Pour autant, en dépit d’une permanence de façade, le droit civil évolue fortement, y compris par l’action jurisprudentielle.
« La réalité du droit français des obligations, par exemple, ne se trouve plus dans les seuls articles du Code civil, mais aussi dans les méandres des décisions de la Cour de cassation, ce qui brouille singulièrement la perception du modèle. »
Le modèle français n’en demeure pas moins une source de référence dans de nombreux pays.
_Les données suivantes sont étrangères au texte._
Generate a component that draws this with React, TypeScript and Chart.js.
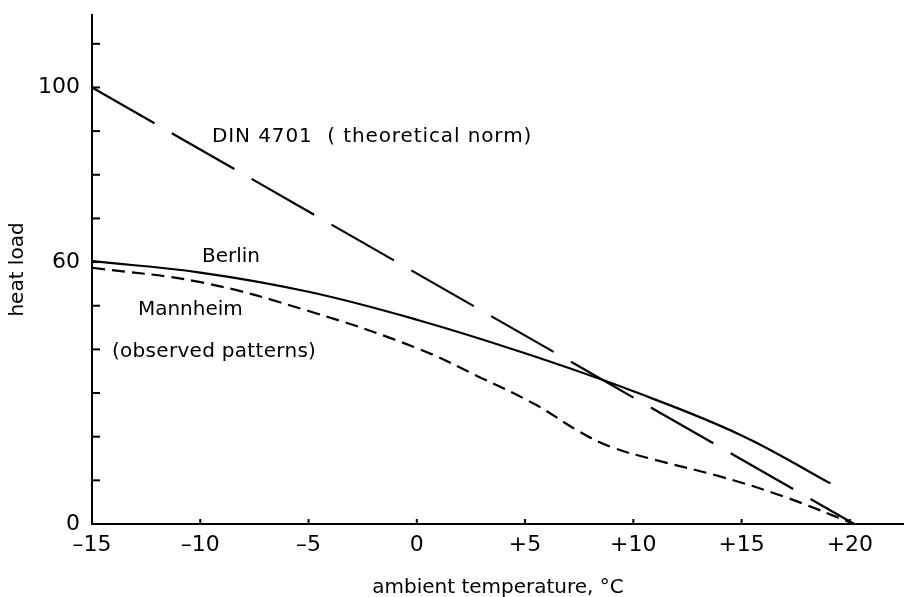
import React, { useEffect, useRef } from 'react';
import { Chart, registerables } from 'chart.js';

Chart.register(...registerables);

// ---- data ----
const dinX = [-15, 20.2];
const dinY = [100, 0];

const berlinX = [-15, -10, -5, 0, 5, 10, 15, 19.1];
const berlinY = [60.2, 57.6, 53.2, 46.8, 39.1, 30.4, 20.3, 9.3];

const mannheimX = [-15, -10, -5, 0, 3, 5.5, 7.5, 9, 11, 14, 17, 20.2];
const mannheimY = [58.7, 55.4, 48.8, 40.3, 33.4, 27.3, 21.2, 17.6, 14.7, 10.9, 6.2, 0];

const xTickValues = [-15, -10, -5, 0, 5, 10, 15, 20];
const yTickValues = [0, 10, 20, 30, 40, 50, 60, 70, 80, 90, 100, 110];
const yLabelValues = [0, 60, 100];

const noteTexts = ['DIN 4701  ( theoretical norm)', 'Berlin', 'Mannheim', '(observed patterns)'];
const noteX = [-9.46, -9.92, -12.88, -14.08];
const noteY = [88.7, 61.2, 49.0, 39.4];
const noteSpacing = ['0.9px', '0px', '0px', '0.3px'];

const FONT = "'DejaVu Sans', sans-serif";

const toPoints = (xs: number[], ys: number[]) => xs.map((x, i) => ({ x, y: ys[i] }));

const fmtX = (v: number) => (v > 0 ? '+' + v : v < 0 ? '\u2013' + Math.abs(v) : '0');

const overlayPlugin = {
  id: 'overlay',
  afterDraw(chart: any) {
    const ctx = chart.ctx;
    const xs = chart.scales.x;
    const ys = chart.scales.y;
    const area = chart.chartArea;
    ctx.save();
    ctx.strokeStyle = '#000';
    ctx.lineWidth = 2;
    // inward tick marks
    xs.ticks.forEach((t: any) => {
      const px = xs.getPixelForValue(t.value);
      ctx.beginPath();
      ctx.moveTo(px, area.bottom);
      ctx.lineTo(px, area.bottom - 5);
      ctx.stroke();
    });
    ys.ticks.forEach((t: any) => {
      const py = ys.getPixelForValue(t.value);
      ctx.beginPath();
      ctx.moveTo(area.left, py);
      ctx.lineTo(area.left + 8, py);
      ctx.stroke();
    });
    // annotations
    ctx.fillStyle = '#000';
    ctx.font = `20px ${FONT}`;
    ctx.textAlign = 'left';
    ctx.textBaseline = 'middle';
    noteTexts.forEach((txt, i) => {
      (ctx as any).letterSpacing = noteSpacing[i];
      ctx.fillText(txt, xs.getPixelForValue(noteX[i]), ys.getPixelForValue(noteY[i]));
    });
    ctx.restore();
  },
};

export default function App() {
  const ref = useRef<HTMLCanvasElement | null>(null);

  useEffect(() => {
    document.body.style.margin = '0';
    const canvas = ref.current;
    if (!canvas) return;
    const chart = new Chart(canvas, {
      type: 'line',
      data: {
        datasets: [
          {
            label: 'DIN 4701',
            data: toPoints(dinX, dinY),
            borderColor: '#000',
            borderWidth: 2.2,
            borderDash: [72, 20],
            pointRadius: 0,
            tension: 0,
          },
          {
            label: 'Berlin',
            data: toPoints(berlinX, berlinY),
            borderColor: '#000',
            borderWidth: 2.2,
            pointRadius: 0,
            tension: 0.4,
          },
          {
            label: 'Mannheim',
            data: toPoints(mannheimX, mannheimY),
            borderColor: '#000',
            borderWidth: 2.2,
            borderDash: [13, 7],
            pointRadius: 0,
            tension: 0.4,
          },
        ],
      },
      options: {
        animation: false,
        responsive: false,
        maintainAspectRatio: false,
        layout: { padding: { top: 15, left: 0, right: 0, bottom: 0 } },
        plugins: { legend: { display: false }, tooltip: { enabled: false } },
        scales: {
          x: {
            type: 'linear',
            min: -15,
            max: 22.5,
            afterBuildTicks: (s: any) => {
              s.ticks = xTickValues.map((v) => ({ value: v }));
            },
            afterFit: (s: any) => {
              s.height = 73;
              s.paddingLeft = 0;
              s.paddingRight = 0;
            },
            grid: { display: false, drawTicks: false },
            border: { display: true, color: '#000', width: 2 },
            ticks: {
              autoSkip: false,
              maxRotation: 0,
              padding: 8,
              color: '#000',
              font: { family: FONT, size: 22 },
              callback: (v: any) => fmtX(Number(v)),
            },
            title: {
              display: true,
              text: 'ambient temperature, °C',
              color: '#000',
              font: { family: FONT, size: 20, lineHeight: 0.9 },
              padding: 0,
            },
          },
          y: {
            type: 'linear',
            min: 0,
            max: 116.6,
            afterBuildTicks: (s: any) => {
              s.ticks = yTickValues.map((v) => ({ value: v }));
            },
            afterFit: (s: any) => {
              s.width = 92;
              s.paddingTop = 0;
              s.paddingBottom = 0;
            },
            grid: { display: false, drawTicks: false },
            border: { display: true, color: '#000', width: 2 },
            ticks: {
              autoSkip: false,
              padding: 12,
              color: '#000',
              font: { family: FONT, size: 22 },
              callback: (v: any) => (yLabelValues.includes(Number(v)) ? String(v) : ''),
            },
            title: {
              display: true,
              text: 'heat load',
              color: '#000',
              font: { family: FONT, size: 20, lineHeight: 1.2 },
              padding: 6,
            },
          },
        },
      },
      plugins: [overlayPlugin],
    } as any);
    return () => chart.destroy();
  }, []);

  return (
    <div style={{ position: 'fixed', left: 0, top: 0, width: 904, height: 597, background: '#fff' }}>
      <canvas ref={ref} width={904} height={597} style={{ width: 904, height: 597, display: 'block' }} />
    </div>
  );
}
À la fois par l’attachement à la culture française, mais aussi par la volonté de disposer d’un contrôle modèle au système anglo-saxon dominant.
Les Atouts du Droit Français
Au-delà des postures, le droit français présente plusieurs avantages :
- Il est très évolutif (l’auteur cite l’exemple du PACS) ;
- Son style législatif est unique et constitue un équilibre entre la technique juridique et la compréhension générale, entre les grands principes et le détail ;
- Ce droit français bénéficie d’une codification quasi intégrale (voir l’article sur l’histoire de la codification française) et disponible en ligne — phénomène unique au monde ;
- Enfin, le droit français est teinté d’humanisme et conjugue toujours l’utilité avec la notion de justice2 (en témoigne l’importance du droit précontractuel français).
La Dualité de Juridiction
Un Principe Né Sous l’Ancien Régime
Dès 1641, l’Édit de Saint-Germain en Laye de Louis XIII interdit aux cours judiciaires de se saisir des affaires administratives. Le mouvement est alimenté par les légistes monarchiques et vise à préserver l’autorité du Roi face à la noblesse.
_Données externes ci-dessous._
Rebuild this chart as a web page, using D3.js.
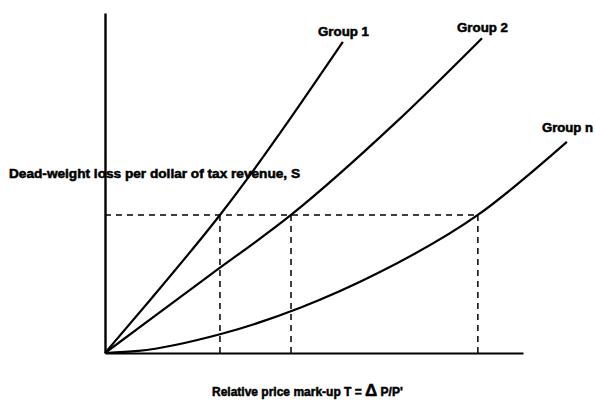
<!DOCTYPE html>
<html>
<head>
<meta charset="utf-8">
<script src="https://cdn.jsdelivr.net/npm/d3@7"></script>
<style>
  body { margin: 0; background: #fff; }
  text { font-family: "Liberation Sans", Arial, sans-serif; font-weight: bold; fill: #000; stroke: #000; stroke-width: 0.5px; }
</style>
</head>
<body>
<svg id="drawing_region"></svg>
<script>
// values, T (x) and S (y) in relative units 0..1
const group1 = [[0, 0], [0.108, 0.156], [0.275, 0.406], [0.569, 0.915]];
const group2 = [[0, 0], [0.251, 0.229], [0.445, 0.406], [0.694, 0.676], [0.902, 0.926]];
const groupN = [[0, 0], [0.08, 0.006], [0.275, 0.055], [0.467, 0.133], [0.653, 0.235], [0.892, 0.406], [1.105, 0.621]];
const groupNames = ["Group 1", "Group 2", "Group n"];
const sLevel = 0.406;              // common dead-weight loss level
const tAtLevel = [0.275, 0.445, 0.892];

const config = {
    width: 595,
    height: 401,
    margin: {top: 13, right: 72, bottom: 48, left: 105}
};

const svg = d3.select('#drawing_region')
    .attr('width', config.width)
    .attr('height', config.height);

const inner_width = config.width - config.margin.left - config.margin.right;
const inner_height = config.height - config.margin.top - config.margin.bottom;

const chart = svg.append('g')
    .attr('transform', `translate(${config.margin.left}, ${config.margin.top})`);

const xscale = d3.scaleLinear().domain([0, 1]).range([0, inner_width]);
const yscale = d3.scaleLinear().domain([0, 1]).range([inner_height, 0]);

// dashed guides
chart.append('line')
    .attr('x1', xscale(0)).attr('x2', xscale(tAtLevel[2]))
    .attr('y1', yscale(sLevel)).attr('y2', yscale(sLevel))
    .attr('stroke', '#000').attr('stroke-width', 1.5)
    .attr('stroke-dasharray', '6,5');

chart.selectAll('.vguide')
    .data(tAtLevel)
    .enter()
    .append('line')
    .attr('class', 'vguide')
    .attr('x1', d => xscale(d)).attr('x2', d => xscale(d))
    .attr('y1', yscale(sLevel)).attr('y2', yscale(0))
    .attr('stroke', '#000').attr('stroke-width', 1.5)
    .attr('stroke-dasharray', '6,5');

// curves
const line = d3.line()
    .x(d => xscale(d[0]))
    .y(d => yscale(d[1]))
    .curve(d3.curveMonotoneX);

chart.selectAll('.curve')
    .data([group1, group2, groupN])
    .enter()
    .append('path')
    .attr('class', 'curve')
    .attr('d', line)
    .attr('fill', 'none')
    .attr('stroke', '#000')
    .attr('stroke-width', 2.2);

// axes without ticks
const xaxis = d3.axisBottom(xscale).tickValues([]).tickSizeOuter(0);
const yaxis = d3.axisLeft(yscale).tickValues([]).tickSizeOuter(0);

chart.append('g')
    .attr('transform', `translate(0, ${inner_height})`)
    .call(xaxis)
    .select('.domain').attr('stroke-width', 2);

chart.append('g')
    .call(yaxis)
    .select('.domain').attr('stroke-width', 2.4);

// group labels
const labelPos = [[318, 36], [457, 32], [542, 132]];
svg.selectAll('.glabel')
    .data(groupNames)
    .enter()
    .append('text')
    .attr('class', 'glabel')
    .attr('x', (d, i) => labelPos[i][0])
    .attr('y', (d, i) => labelPos[i][1])
    .attr('textLength', 51)
    .attr('lengthAdjust', 'spacingAndGlyphs')
    .style('font-size', '12px')
    .text(d => d);

// axis titles
svg.append('text')
    .attr('x', 9)
    .attr('y', 178)
    .attr('textLength', 291)
    .attr('lengthAdjust', 'spacingAndGlyphs')
    .style('font-size', '12px')
    .text('Dead-weight loss per dollar of tax revenue, S');

const xlabel = svg.append('text')
    .attr('x', 212)
    .attr('y', 396)
    .style('font-size', '12px');
xlabel.append('tspan').text('Relative price mark-up T = ');
xlabel.append('tspan').style('font-size', '17px').text('Δ');
xlabel.append('tspan').text(' P/P\'');
</script>
</body>
</html>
Dis clairement : le Roi contrôle l’action de l’administration ; le juge règle les litiges entre particuliers et sanctionne les infractions.
Le Maintien de la Dualité au Nom de la Souveraineté Nationale et de la Séparation des Pouvoirs
La Révolution française maintient le principe, au nom cette fois de la souveraineté nationale, exprimée au sein de l’Assemblée nationale.
La loi des 16 et 24 août 1790 sur l’organisation judiciaire, en ses articles 10 à 133, distingue les fonctions judiciaires et administratives et interdit aux juges toute immixtion dans les fonctions législatives et exécutives.

Le décret du 16 fructidor an III (1795) réitère ensuite l’impossibilité pour les tribunaux de juger les actes de l’administration.
La Constitution du 22 frimaire an VIII (1799, relative au Consulat) prolonge le principe en empêchant le juge judiciaire de poursuivre un fonctionnaire, sauf à ce que le Conseil d’État le décide.
Enfin, par le décret du 11 juin 1806, une commission du contentieux est créée au sein du Conseil d’État4. En 1864, le recours pour excès de pouvoir est facilité et le juge se voit autoriser à réaliser les premiers contrôles de légalité.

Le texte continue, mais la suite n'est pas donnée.